Anybody want to hear about my encounter with Adam Clayton Powell Jr.?
It must have been around 1963. I was a newspaperman in Philadelphia, and Powell, an ultra-flamboyant congressman and minister at the Abyssinian Baptist Church in Harlem, was in town for a speaking engagement. Beforehand, he was made available for a press conference, where he promised to answer “any questions you want to ask. I never dodge questions.” He would come to regret that promise.
Powell was of mixed race, his skin color coffee with cream, tall and too handsome for his own good. At one point he was married to the great singer Hazel Scott, the second of his three wives. At the time I saw him he was in his fifties, and only a decade away from death. I can still recall his baritone voice, slightly nasal and, for want of a better word, insinuating.
By this time he had been in Congress for about 17 years, and he was loaded down with controversy. He had been accused of various financial flim-flams, seemed to be living higher than was plausible, and was in legal trouble. He had made a public remark about a Harlem woman, whom he accused of being a bag woman for the numbers racket, as I recall, and she had sued him and won big money. Powell refused to pay, and avoided subpoenas by staying out of New York and down in the Bahamas, every day except Sunday, when it was illegal to serve subpoenas. Being in New York on Sundays, he was able to preach to his congregation as often as he chose.
His constituents didn’t seem bothered by the controversies. They elected him again and again.

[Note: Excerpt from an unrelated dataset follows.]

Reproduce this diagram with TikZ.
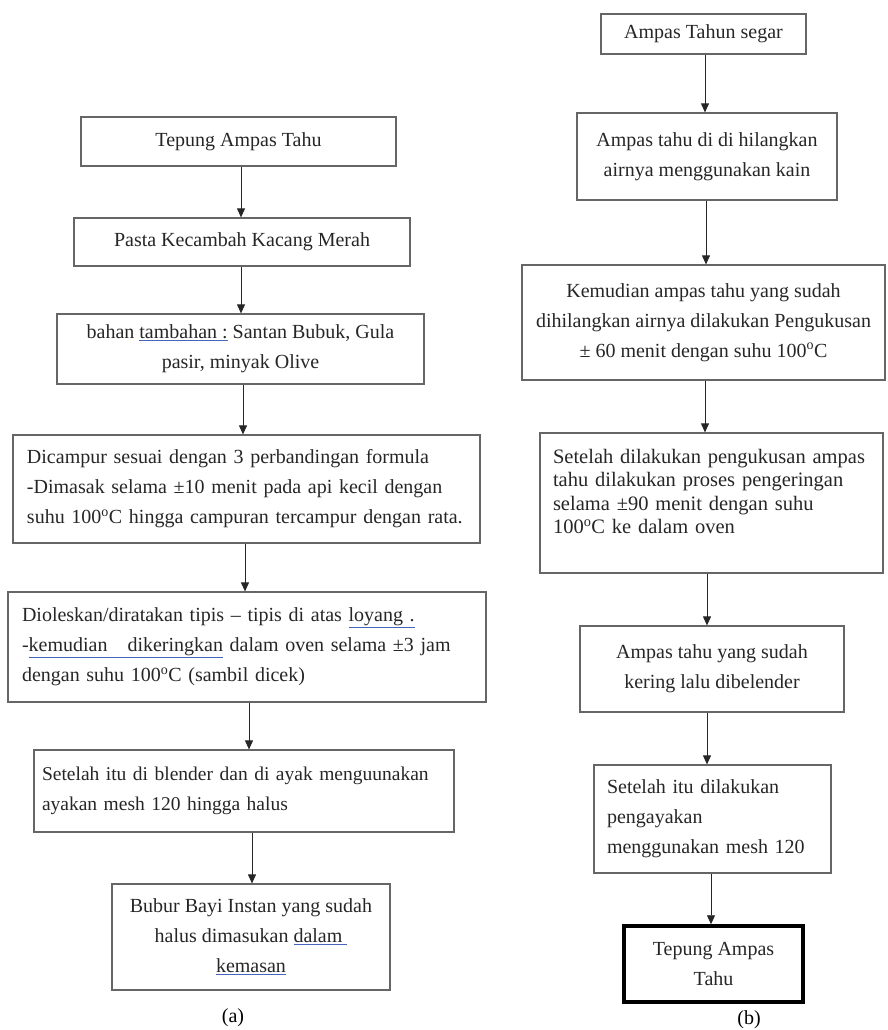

One Harlemite, asked to comment on Powell’s luxurious lifestyle, wasn’t the least bit fazed. “That cat sure knows how to live!” he exulted.
So there he was, standing before us at a podium. And the questions came flying. I don’t have my notes anymore, and can’t recall any single question or answer, but he made a distinct impression. He was a champion of civil rights, of course, and an absolutely impeccable liberal, never deviating from the liberal litany. Perhaps the most simon-pure liberal in all of politics. That was cool with me, because I felt the same way in those days. That was before liberal morphed into collectivist.
After he had been talking exuberantly with us for more than an hour, he started to get fidgety. He had promised to answer any and all questions, but most of his questioners had fallen silent. One, however, I believe a reporter from a local radio station, just wouldn’t stop. The guy must have been preparing to write a three-volume biography of the Reverend.
Powell’s answers became shorter and shorter, his tone less and less convivial. At last, as I recall, a Powell aide broke in and said that it was time for the Reverend to move along. That suited most of us press guys, who would long ago have walked out but didn’t want to appear rude.
Going into the press conference I had viewed Powell with skepticism, because of his shady reputation, but having the chance to see him in the flesh, interacting with other human beings and handling himself more than adroitly, I decided that I liked him a lot. He would have been a great guy to shoot the breeze with in a cocktail lounge, and it would have been great fun to chase skirts with him at a New York night spot, even though I would undoubtedly have to settle for second pick. That was not to be.